Because Central Asians traveled to Syria to join Islamic State, their families are viewed as enemies by the Syrian Kurds. Khalysa said they are singled out for harsher treatment than the thousands of local prisoners.
Khamida Yakubova, the mother of another Kyrgyz detainee at Al-Hol, speaks with her daughter and five-year-old granddaughter almost daily with the help of instant messaging apps.
In an interview with Eurasianet, Yakubova, who is originally from the Kyrgyz city of Kara-Balta, described a dire situation where the kerosine stoves they need to keep warm often ignite the flimsy tents.
“The children and women are too malnourished, and those who are very ill are kept [by camp authorities] outside” in the cold weather, she said. “Given the pandemic restrictions, there is limited humanitarian aid and food.”
Yakubova, who now works at a market in Moscow and often speaks to the press on behalf of the Kyrgyzstanis stranded in Syria, fears many may not survive the winter.
The return of the children was lauded by American officials and international relief agencies, but the solution to one problem has created a host of others. Kyrgyz officials say the children, after months and years of sharing prison cells with their parents, have struggled to adjust to life in Kyrgyzstan. Upon arrival, the children, who were between three and 18 years old, were placed in a special rehabilitation center where they spent three months adapting and acquiring social skills.
Kyrgyz officials say they wish to see the kids get a chance at a new life. But in reality, Kyrgyzstan’s State Committee on National Security, the GKNB, keeps a close watch, especially over the older boys. They fear the boys could influence their peers in Kyrgyz schools, perhaps by sharing radical ideas. Khalysa’s former mother-in-law, who called herself Dina, told Eurasianet that local Kyrgyz police inspectors regularly visit families whose members are believed to have visited Syria and Iraq. Officials insist their conversations help prevent radicalization.
Most of the children have relatives willing to adopt them. An NGO representative who closely followed the repatriation said that the children are not given a choice. In at least once case, the NGO worker said, siblings were divided by relatives after their release from the government rehabilitation center.

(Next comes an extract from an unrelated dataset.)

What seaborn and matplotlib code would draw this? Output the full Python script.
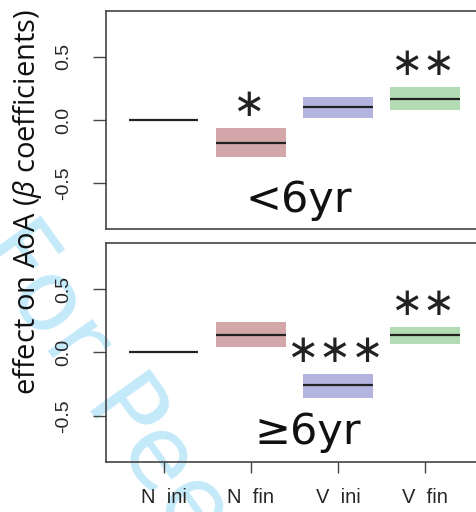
import numpy as np
import seaborn as sns
import matplotlib.pyplot as plt

# data
categories = ["N  ini", "N  fin", "V  ini", "V  fin"]
band_colors = ["none", "#d3a6a9", "#b4b4e0", "#b4dcb4"]

est_young = [0.0, -0.18, 0.10, 0.17]
lo_young = [0.0, -0.29, 0.015, 0.08]
hi_young = [0.0, -0.065, 0.18, 0.26]
stars_young = ["", "*", "", "**"]

est_old = [0.0, 0.14, -0.26, 0.135]
lo_old = [0.0, 0.04, -0.36, 0.07]
hi_old = [0.0, 0.24, -0.17, 0.20]
stars_old = ["", "", "***", "**"]

panel_labels = ["<6yr", "\u22656yr"]
yticks = [-0.5, 0.0, 0.5]

sns.set_style("white")
plt.rcParams["font.family"] = ["Liberation Sans", "DejaVu Sans"]
plt.rcParams["mathtext.fontset"] = "custom"
plt.rcParams["mathtext.it"] = "Open Sans:italic"
plt.rcParams["mathtext.rm"] = "Open Sans"

fig = plt.figure(figsize=(4.77, 5.12), dpi=100)
fig.patch.set_facecolor("white")

# watermark behind everything
fig.text(-0.005, 0.545, "For Peer Review", fontsize=72, family="DejaVu Sans",
         color="#c4eaf9", rotation=-54.5, rotation_mode="anchor",
         ha="left", va="center", zorder=-5)

ax_top = fig.add_axes([0.2222, 0.5527, 0.79, 0.4258])
ax_bot = fig.add_axes([0.2222, 0.0977, 0.79, 0.4277])

x = np.arange(len(categories))
panels = [
    (ax_top, est_young, lo_young, hi_young, stars_young, panel_labels[0], 0.512),
    (ax_bot, est_old, lo_old, hi_old, stars_old, panel_labels[1], 0.536),
]

for ax, est, lo, hi, stars, lab, lab_x in panels:
    ax.set_facecolor("none")
    lo = np.array(lo)
    hi = np.array(hi)
    ax.bar(x, hi - lo, bottom=lo, width=0.8, color=band_colors, edgecolor="none", zorder=1)
    ax.hlines(est, x - 0.4, x + 0.4, color="#222222", lw=1.6, zorder=2)
    for xi, h, s in zip(x, hi, stars):
        if s:
            ax.text(xi - 0.03, h + 0.185, s.replace("*", "\u2217"), ha="center", va="center",
                    fontsize=28, family="DejaVu Sans", color="#222222")
    ax.text(lab_x, 0.135, lab, transform=ax.transAxes, ha="center", va="center",
            fontsize=31, family="DejaVu Sans", color="#111111")
    ax.set_xlim(-0.66, 3.66)
    ax.set_ylim(-0.864, 0.864)
    ax.set_yticks(yticks)
    ax.set_yticklabels(["-0.5", "0.0", "0.5"], rotation=90, va="center")
    ax.tick_params(axis="y", length=9.5, width=1.0, color="#444444", pad=15,
                   labelsize=14, left=True)
    for sp in ax.spines.values():
        sp.set_color("#444444")
        sp.set_linewidth(1.2)

ax_top.set_xticks([])
ax_bot.set_xticks(x)
ax_bot.set_xticklabels(categories)
ax_bot.tick_params(axis="x", length=8, width=1.0, color="#444444", pad=11,
                   labelsize=14.5, bottom=True)

fig.text(0.057, 0.605, "effect on AoA ($\\beta$ coefficients)", rotation=90,
         ha="center", va="center", fontsize=21, family="Open Sans", color="#111111")

fig.savefig("out.png", dpi=100)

Progress repatriating other families has stalled. Part of the problem is that gaining physical access to the camps is fraught with risks for relief workers and diplomats. The area is still contested by various anti-government Syrian groups who engage in violent skirmishes.

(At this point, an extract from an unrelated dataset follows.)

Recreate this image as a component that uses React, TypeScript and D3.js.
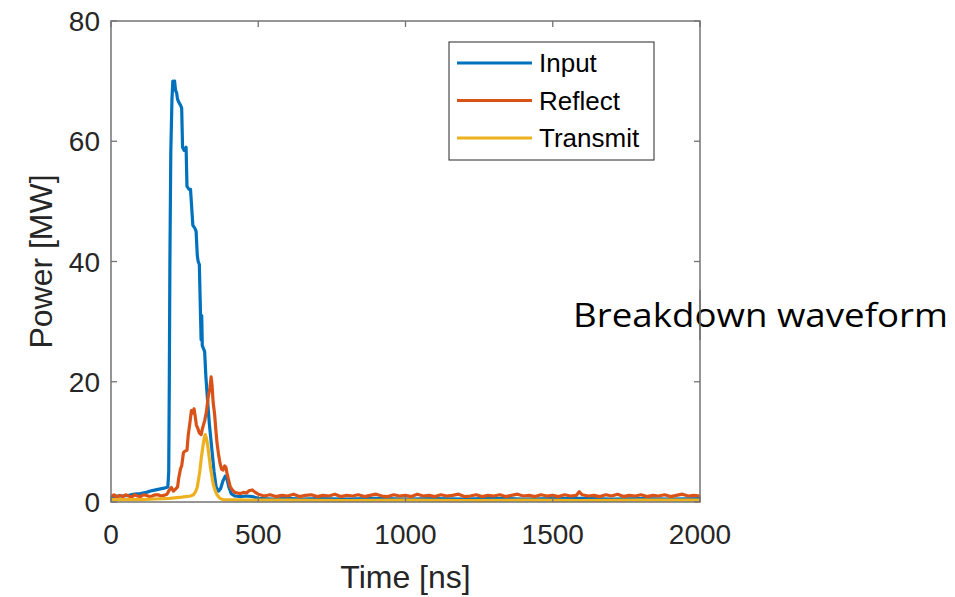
import React from "react";
import * as d3 from "d3";

// ---- data (time in ns, power in MW) ----
const inputT = [0, 20, 40, 60, 80, 100, 120, 140, 160, 180, 193, 196, 198, 200, 203, 207, 210, 213, 216, 219, 223, 226, 230, 236, 240, 243, 248, 255, 258, 265, 270, 278, 285, 289, 293, 296, 300, 304, 306, 308, 310, 314, 318, 322, 327, 334, 342, 350, 357, 365, 372, 380, 388, 394, 400, 408, 420, 440, 460, 480, 500, 550, 600, 650, 700, 800, 900, 1000, 1100, 1200, 1300, 1400, 1500, 1600, 1700, 1800, 1900, 2000];
const inputP = [0.9, 1.0, 1.0, 1.1, 1.3, 1.4, 1.6, 1.9, 2.1, 2.3, 2.5, 5, 20, 40, 58, 67, 70, 69.6, 70, 68.5, 68, 67, 66.5, 66, 65.5, 59, 58.5, 59, 52.5, 52, 52, 46, 45.5, 45, 41, 40, 39.5, 31, 27, 31, 26, 25.5, 25, 21, 17.5, 13, 9, 5, 2.5, 1.8, 2.2, 3.5, 4.3, 3.8, 2.5, 1.4, 1.0, 0.9, 1.0, 0.9, 0.6, 0.5, 0.6, 0.5, 0.55, 0.5, 0.6, 0.5, 0.55, 0.5, 0.6, 0.5, 0.55, 0.6, 0.5, 0.55, 0.5, 0.55];

const reflectT = [0, 10, 20, 30, 40, 50, 60, 70, 80, 90, 100, 110, 120, 130, 140, 150, 160, 170, 180, 190, 198, 205, 212, 220, 226, 230, 236, 240, 246, 252, 258, 262, 268, 273, 278, 282, 286, 290, 295, 300, 306, 312, 318, 324, 330, 336, 340, 343, 347, 352, 356, 360, 365, 370, 375, 380, 386, 390, 395, 400, 405, 412, 420, 430, 440, 450, 460, 470, 480, 490, 500,
  520, 540, 560, 580, 600, 620, 640, 660, 680, 700, 720, 740, 760, 780, 800, 820, 840, 860, 880, 900, 920, 940, 960, 980, 1000, 1020, 1040, 1060, 1080, 1100, 1120, 1140, 1160, 1180, 1200, 1220, 1240, 1260, 1280, 1300, 1320, 1340, 1360, 1380, 1400, 1420, 1440, 1460, 1480, 1500, 1520, 1540, 1560, 1580, 1590, 1600, 1620, 1640, 1660, 1680, 1700, 1720, 1740, 1760, 1780, 1800, 1820, 1840, 1860, 1880, 1900, 1920, 1940, 1960, 1980, 2000];
const reflectP = [0.9, 1.2, 0.8, 1.1, 0.9, 1.2, 1.0, 0.8, 1.2, 1.0, 0.9, 1.2, 1.1, 0.9, 1.0, 1.2, 1.2, 1.0, 1.1, 1.3, 2.0, 2.4, 1.8, 2.2, 2.5, 4, 5.5, 6, 8.2, 8.5, 8.6, 11, 13.2, 15.2, 14.8, 15.5, 14.2, 12.8, 12.2, 11.5, 11.2, 12.5, 13.5, 15, 17.5, 19, 20.8, 19.5, 16.5, 14.5, 12, 9.8, 8, 6.5, 5.5, 5.3, 6.0, 5.8, 4.5, 3.5, 2.5, 2.0, 1.6, 1.5, 1.4, 1.6, 1.5, 1.9, 2.0, 1.6, 1.3,
  1.0, 1.2, 0.9, 1.1, 1.0, 1.3, 0.9, 1.1, 1.2, 0.9, 1.1, 1.0, 1.3, 0.9, 1.1, 1.0, 1.2, 0.9, 1.1, 1.3, 1.0, 0.9, 1.2, 1.0, 1.1, 0.9, 1.3, 1.0, 1.1, 0.9, 1.2, 1.0, 1.1, 1.3, 0.9, 1.0, 1.2, 0.9, 1.1, 1.0, 1.2, 0.9, 1.1, 1.3, 1.0, 1.1, 0.9, 1.2, 1.0, 1.1, 0.9, 1.2, 1.0, 1.1, 1.7, 1.2, 1.0, 1.1, 0.9, 1.2, 1.0, 1.3, 0.9, 1.1, 1.0, 1.2, 0.9, 1.1, 1.0, 1.2, 0.9, 1.1, 1.3, 1.0, 1.1, 1.0];

const transmitT = [0, 100, 150, 200, 240, 270, 280, 288, 293, 298, 302, 307, 312, 316, 320, 324, 328, 332, 337, 342, 347, 353, 360, 370, 380, 450, 600, 800, 1000, 1200, 1400, 1600, 1800, 2000];
const transmitP = [0.4, 0.4, 0.5, 0.6, 0.8, 1.0, 1.2, 1.8, 2.5, 4, 5.3, 7.5, 9.2, 10.5, 11.2, 10.6, 9.5, 8, 6, 4.5, 3, 2, 1.2, 0.6, 0.4, 0.3, 0.3, 0.25, 0.3, 0.25, 0.3, 0.25, 0.3, 0.3];

const xTicks = [0, 500, 1000, 1500, 2000];
const yTicks = [0, 20, 40, 60, 80];
const seriesNames = ["Input", "Reflect", "Transmit"];
const seriesColors = ["#0072BD", "#D95319", "#EDB120"];

export default function App() {
  const x = d3.scaleLinear().domain([0, 2000]).range([111, 700]);
  const y = d3.scaleLinear().domain([0, 80]).range([502, 21]);
  const line = d3
    .line<[number, number]>()
    .x((d) => x(d[0]))
    .y((d) => y(d[1]));
  const series: [number, number][][] = [
    inputT.map((t, i) => [t, inputP[i]] as [number, number]),
    reflectT.map((t, i) => [t, reflectP[i]] as [number, number]),
    transmitT.map((t, i) => [t, transmitP[i]] as [number, number]),
  ];
  const axisColor = "#737373";
  const textColor = "#262626";
  const font = "'Liberation Sans', Arial, Helvetica, sans-serif";
  const [x0, x1] = x.range();
  const [y0, y1] = y.range();

  return (
    <svg
      width={955}
      height={597}
      style={{ position: "absolute", left: 0, top: 0, background: "#fff" }}
    >
      <rect x={0} y={0} width={955} height={597} fill="#fff" />
      <defs>
        <clipPath id="plotClip">
          <rect x={x0} y={y1} width={x1 - x0} height={y0 - y1} />
        </clipPath>
      </defs>
      <g clipPath="url(#plotClip)">
        {series.map((s, i) => (
          <path
            key={i}
            d={line(s) || ""}
            fill="none"
            stroke={seriesColors[i]}
            strokeWidth={3.2}
            strokeLinejoin="round"
          />
        ))}
      </g>
      {/* ticks */}
      {xTicks.map((t) => (
        <g key={"xt" + t}>
          <line x1={x(t)} x2={x(t)} y1={y0} y2={y0 - 6} stroke={axisColor} strokeWidth={1.3} />
          <line x1={x(t)} x2={x(t)} y1={y1} y2={y1 + 6} stroke={axisColor} strokeWidth={1.3} />
          <text
            x={x(t)}
            y={544}
            textAnchor="middle"
            fontFamily={font}
            fontSize={28}
            fill={textColor}
          >
            {t}
          </text>
        </g>
      ))}
      {yTicks.map((t) => (
        <g key={"yt" + t}>
          <line x1={x0} x2={x0 + 6} y1={y(t)} y2={y(t)} stroke={axisColor} strokeWidth={1.3} />
          <line x1={x1} x2={x1 - 6} y1={y(t)} y2={y(t)} stroke={axisColor} strokeWidth={1.3} />
          <text
            x={100}
            y={y(t)}
            dy="0.36em"
            textAnchor="end"
            fontFamily={font}
            fontSize={28}
            fill={textColor}
          >
            {t}
          </text>
        </g>
      ))}
      {/* box */}
      <rect
        x={x0}
        y={y1}
        width={x1 - x0}
        height={y0 - y1}
        fill="none"
        stroke={axisColor}
        strokeWidth={1.5}
      />
      {/* axis labels */}
      <text
        x={(x0 + x1) / 2}
        y={588}
        textAnchor="middle"
        fontFamily={font}
        fontSize={32}
        fill={textColor}
      >
        Time [ns]
      </text>
      <text
        transform={`translate(52,${(y0 + y1) / 2}) rotate(-90)`}
        textAnchor="middle"
        fontFamily={font}
        fontSize={32}
        fill={textColor}
      >
        Power [MW]
      </text>
      {/* legend */}
      <g>
        <rect x={449} y={42} width={205} height={118} fill="#fff" stroke={textColor} strokeWidth={1} />
        {seriesNames.map((n, i) => {
          const ly = 63 + i * 37.5;
          return (
            <g key={n}>
              <line x1={457} x2={532} y1={ly} y2={ly} stroke={seriesColors[i]} strokeWidth={3} />
              <text
                x={539}
                y={ly}
                dy="0.36em"
                fontFamily={font}
                fontSize={26}
                fill="#000"
              >
                {n}
              </text>
            </g>
          );
        })}
      </g>
      {/* annotation */}
      <text
        x={573}
        y={327}
        fontFamily="'Open Sans', 'Noto Sans', sans-serif"
        fontSize={33}
        textLength={375}
        lengthAdjust="spacingAndGlyphs"
        fill="#000"
      >
        Breakdown waveform
      </text>
      <line x1={x1} x2={x1} y1={290} y2={340} stroke={axisColor} strokeWidth={1.5} />
    </svg>
  );
}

Then there is the issue of money. The cash-strapped Kyrgyz government does not have the funds to organize a large-scale repatriation, according to an official in Bishkek who spoke to Eurasianet on condition of anonymity. Moreover, most Kyrgyz nationals and their children stranded in Iraq and Syria are said to lack identification documents.

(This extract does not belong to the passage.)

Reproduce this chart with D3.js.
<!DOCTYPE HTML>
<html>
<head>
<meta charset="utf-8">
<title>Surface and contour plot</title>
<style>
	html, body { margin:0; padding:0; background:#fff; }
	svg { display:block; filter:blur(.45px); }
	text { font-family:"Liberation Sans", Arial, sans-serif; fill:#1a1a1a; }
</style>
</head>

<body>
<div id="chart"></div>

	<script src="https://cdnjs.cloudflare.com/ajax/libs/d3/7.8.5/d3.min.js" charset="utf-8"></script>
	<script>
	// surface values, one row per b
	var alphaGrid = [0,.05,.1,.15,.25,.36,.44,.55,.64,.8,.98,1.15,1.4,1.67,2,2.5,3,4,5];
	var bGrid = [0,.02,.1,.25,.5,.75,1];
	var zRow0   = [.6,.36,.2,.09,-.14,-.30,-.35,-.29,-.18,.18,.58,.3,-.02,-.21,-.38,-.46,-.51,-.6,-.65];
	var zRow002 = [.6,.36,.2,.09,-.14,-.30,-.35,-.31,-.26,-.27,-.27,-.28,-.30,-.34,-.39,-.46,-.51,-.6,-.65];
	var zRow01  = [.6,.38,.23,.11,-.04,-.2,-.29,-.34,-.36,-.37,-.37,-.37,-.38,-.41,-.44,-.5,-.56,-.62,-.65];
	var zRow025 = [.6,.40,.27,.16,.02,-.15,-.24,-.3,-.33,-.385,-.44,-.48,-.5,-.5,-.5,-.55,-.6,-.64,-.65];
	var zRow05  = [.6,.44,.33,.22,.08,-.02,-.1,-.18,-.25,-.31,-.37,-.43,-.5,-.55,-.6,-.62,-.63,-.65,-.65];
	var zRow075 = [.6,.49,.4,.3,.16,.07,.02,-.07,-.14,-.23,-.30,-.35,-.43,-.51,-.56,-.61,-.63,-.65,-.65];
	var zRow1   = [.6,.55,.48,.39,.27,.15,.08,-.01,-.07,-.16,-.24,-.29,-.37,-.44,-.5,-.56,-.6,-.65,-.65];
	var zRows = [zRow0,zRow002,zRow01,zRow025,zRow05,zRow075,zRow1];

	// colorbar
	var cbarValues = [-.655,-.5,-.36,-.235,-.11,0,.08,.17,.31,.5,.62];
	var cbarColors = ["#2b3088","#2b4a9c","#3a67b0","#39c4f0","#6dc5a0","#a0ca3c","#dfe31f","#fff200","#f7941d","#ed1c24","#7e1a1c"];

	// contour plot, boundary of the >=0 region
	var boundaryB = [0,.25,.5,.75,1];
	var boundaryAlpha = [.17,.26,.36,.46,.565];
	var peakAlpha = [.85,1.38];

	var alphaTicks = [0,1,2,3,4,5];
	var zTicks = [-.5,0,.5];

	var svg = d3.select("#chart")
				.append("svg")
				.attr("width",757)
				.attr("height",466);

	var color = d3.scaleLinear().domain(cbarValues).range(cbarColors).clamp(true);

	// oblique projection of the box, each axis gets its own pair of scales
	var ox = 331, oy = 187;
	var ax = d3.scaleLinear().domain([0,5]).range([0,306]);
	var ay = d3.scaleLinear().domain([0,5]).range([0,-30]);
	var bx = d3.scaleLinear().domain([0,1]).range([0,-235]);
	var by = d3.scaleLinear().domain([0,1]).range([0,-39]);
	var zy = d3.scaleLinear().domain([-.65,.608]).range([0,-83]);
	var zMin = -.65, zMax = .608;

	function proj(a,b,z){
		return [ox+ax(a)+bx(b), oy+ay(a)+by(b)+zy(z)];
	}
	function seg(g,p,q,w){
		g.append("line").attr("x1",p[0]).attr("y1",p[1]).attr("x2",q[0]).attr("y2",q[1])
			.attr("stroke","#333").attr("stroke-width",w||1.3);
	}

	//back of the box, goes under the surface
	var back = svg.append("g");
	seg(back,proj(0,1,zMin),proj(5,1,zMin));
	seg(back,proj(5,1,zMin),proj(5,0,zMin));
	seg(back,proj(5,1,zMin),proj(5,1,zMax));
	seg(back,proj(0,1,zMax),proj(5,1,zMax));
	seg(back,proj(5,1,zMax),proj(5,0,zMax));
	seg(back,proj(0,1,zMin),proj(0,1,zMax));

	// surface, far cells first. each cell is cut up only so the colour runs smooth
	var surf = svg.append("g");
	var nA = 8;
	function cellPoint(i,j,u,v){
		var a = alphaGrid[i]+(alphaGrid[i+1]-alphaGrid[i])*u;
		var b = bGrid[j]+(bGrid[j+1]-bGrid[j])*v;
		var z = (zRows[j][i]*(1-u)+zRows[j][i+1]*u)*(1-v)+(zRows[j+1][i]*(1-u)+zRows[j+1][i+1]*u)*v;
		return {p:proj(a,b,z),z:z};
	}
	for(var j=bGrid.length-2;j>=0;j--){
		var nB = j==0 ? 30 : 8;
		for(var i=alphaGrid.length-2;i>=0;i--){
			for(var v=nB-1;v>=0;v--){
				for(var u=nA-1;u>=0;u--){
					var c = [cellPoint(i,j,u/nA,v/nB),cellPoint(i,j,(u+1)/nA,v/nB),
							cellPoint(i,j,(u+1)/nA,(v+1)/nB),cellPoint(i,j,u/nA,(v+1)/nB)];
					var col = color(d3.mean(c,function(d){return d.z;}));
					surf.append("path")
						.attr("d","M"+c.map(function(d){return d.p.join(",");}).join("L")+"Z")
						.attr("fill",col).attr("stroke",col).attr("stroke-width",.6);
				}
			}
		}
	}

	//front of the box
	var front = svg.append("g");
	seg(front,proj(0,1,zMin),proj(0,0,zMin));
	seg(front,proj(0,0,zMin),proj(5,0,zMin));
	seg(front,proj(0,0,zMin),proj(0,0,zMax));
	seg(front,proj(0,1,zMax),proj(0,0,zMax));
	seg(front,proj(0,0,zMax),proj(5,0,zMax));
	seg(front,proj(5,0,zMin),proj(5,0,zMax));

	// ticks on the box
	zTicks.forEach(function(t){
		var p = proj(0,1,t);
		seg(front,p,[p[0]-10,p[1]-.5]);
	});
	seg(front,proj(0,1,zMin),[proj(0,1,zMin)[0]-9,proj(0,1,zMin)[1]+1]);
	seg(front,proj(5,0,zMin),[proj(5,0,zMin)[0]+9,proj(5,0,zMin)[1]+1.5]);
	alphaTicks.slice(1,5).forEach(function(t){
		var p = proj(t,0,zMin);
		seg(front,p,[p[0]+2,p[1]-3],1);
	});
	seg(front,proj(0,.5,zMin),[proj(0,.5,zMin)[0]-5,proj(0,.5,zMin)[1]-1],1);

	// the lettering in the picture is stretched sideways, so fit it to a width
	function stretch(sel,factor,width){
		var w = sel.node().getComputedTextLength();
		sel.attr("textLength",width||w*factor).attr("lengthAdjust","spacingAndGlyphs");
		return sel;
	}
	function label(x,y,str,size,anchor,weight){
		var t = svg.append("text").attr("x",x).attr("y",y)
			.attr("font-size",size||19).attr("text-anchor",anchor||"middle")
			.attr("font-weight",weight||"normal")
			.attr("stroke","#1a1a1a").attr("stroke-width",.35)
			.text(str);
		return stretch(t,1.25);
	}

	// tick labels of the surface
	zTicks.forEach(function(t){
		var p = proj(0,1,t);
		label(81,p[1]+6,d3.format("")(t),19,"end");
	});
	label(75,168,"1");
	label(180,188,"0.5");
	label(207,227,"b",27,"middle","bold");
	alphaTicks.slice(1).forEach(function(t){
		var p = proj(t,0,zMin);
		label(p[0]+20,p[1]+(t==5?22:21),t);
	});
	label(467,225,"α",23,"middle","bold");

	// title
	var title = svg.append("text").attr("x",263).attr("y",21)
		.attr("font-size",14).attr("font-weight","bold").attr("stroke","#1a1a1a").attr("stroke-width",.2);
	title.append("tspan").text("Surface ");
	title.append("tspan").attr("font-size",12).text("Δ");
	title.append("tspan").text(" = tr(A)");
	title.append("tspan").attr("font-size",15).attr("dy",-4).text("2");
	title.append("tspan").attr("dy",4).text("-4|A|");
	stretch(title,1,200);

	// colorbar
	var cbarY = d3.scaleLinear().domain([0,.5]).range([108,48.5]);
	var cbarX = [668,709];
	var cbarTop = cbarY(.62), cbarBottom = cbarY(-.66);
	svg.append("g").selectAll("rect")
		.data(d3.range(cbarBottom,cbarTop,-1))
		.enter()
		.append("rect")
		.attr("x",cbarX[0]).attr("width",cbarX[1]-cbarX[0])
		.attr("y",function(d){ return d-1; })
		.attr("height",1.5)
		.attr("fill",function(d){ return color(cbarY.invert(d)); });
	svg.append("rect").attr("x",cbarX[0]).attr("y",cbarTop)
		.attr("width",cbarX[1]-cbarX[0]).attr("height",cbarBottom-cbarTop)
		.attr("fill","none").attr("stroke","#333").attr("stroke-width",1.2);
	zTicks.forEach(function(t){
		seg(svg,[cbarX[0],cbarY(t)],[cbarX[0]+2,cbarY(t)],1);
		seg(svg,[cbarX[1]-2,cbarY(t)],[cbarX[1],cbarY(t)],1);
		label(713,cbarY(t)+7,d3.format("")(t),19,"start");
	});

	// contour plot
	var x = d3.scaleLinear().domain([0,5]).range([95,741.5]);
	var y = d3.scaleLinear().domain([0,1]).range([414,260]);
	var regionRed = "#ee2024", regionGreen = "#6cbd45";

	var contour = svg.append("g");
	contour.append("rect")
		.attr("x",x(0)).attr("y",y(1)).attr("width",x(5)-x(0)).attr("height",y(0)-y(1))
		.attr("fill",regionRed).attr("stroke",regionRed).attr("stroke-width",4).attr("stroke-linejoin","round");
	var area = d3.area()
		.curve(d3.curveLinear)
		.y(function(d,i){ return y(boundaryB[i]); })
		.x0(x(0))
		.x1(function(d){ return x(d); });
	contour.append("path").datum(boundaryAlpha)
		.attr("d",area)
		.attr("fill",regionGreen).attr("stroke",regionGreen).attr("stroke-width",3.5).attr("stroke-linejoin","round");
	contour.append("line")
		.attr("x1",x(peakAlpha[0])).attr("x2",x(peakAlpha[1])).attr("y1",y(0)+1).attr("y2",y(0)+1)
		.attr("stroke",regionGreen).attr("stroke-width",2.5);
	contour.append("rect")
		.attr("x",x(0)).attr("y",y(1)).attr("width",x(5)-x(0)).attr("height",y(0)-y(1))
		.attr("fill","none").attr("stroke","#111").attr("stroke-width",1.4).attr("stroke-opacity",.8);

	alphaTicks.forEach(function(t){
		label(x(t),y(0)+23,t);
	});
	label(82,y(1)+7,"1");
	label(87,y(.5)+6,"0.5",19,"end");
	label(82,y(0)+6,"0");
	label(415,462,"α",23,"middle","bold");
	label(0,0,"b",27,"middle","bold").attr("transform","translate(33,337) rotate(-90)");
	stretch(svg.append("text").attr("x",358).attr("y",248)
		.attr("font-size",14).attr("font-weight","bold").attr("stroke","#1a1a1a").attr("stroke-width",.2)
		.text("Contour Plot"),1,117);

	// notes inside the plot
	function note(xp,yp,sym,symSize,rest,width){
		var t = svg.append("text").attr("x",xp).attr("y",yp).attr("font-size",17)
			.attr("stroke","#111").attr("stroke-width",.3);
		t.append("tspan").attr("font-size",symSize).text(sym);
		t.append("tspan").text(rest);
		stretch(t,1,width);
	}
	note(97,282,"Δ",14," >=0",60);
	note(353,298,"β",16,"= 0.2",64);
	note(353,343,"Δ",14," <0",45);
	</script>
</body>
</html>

Yakubova and other parents are growing impatient.
“We met with the GKNB and the Security Council chief, and they assured us that they were working to solve the problem,” Yakubova said. “But they are not moving fast.”
“The day when my daughter and granddaughter return [to Kyrgyzstan] will be the most joyful day of my life.”
In the court of public opinion, views on the Kyrgyz women stranded in Syria and Iraq vary. Some people blame the women for causing trouble for themselves and their families. Others are sympathetic. Dastan Bekeshev, an outspoken member of parliament, has called on the government to repatriate them: “We cannot give up on them. These are our citizens.”
But not all are eager to return.
Yakubova and Khalysa believe that some of the women, fearing official retribution back at home, would be unwilling to leave the camps even if that were an option.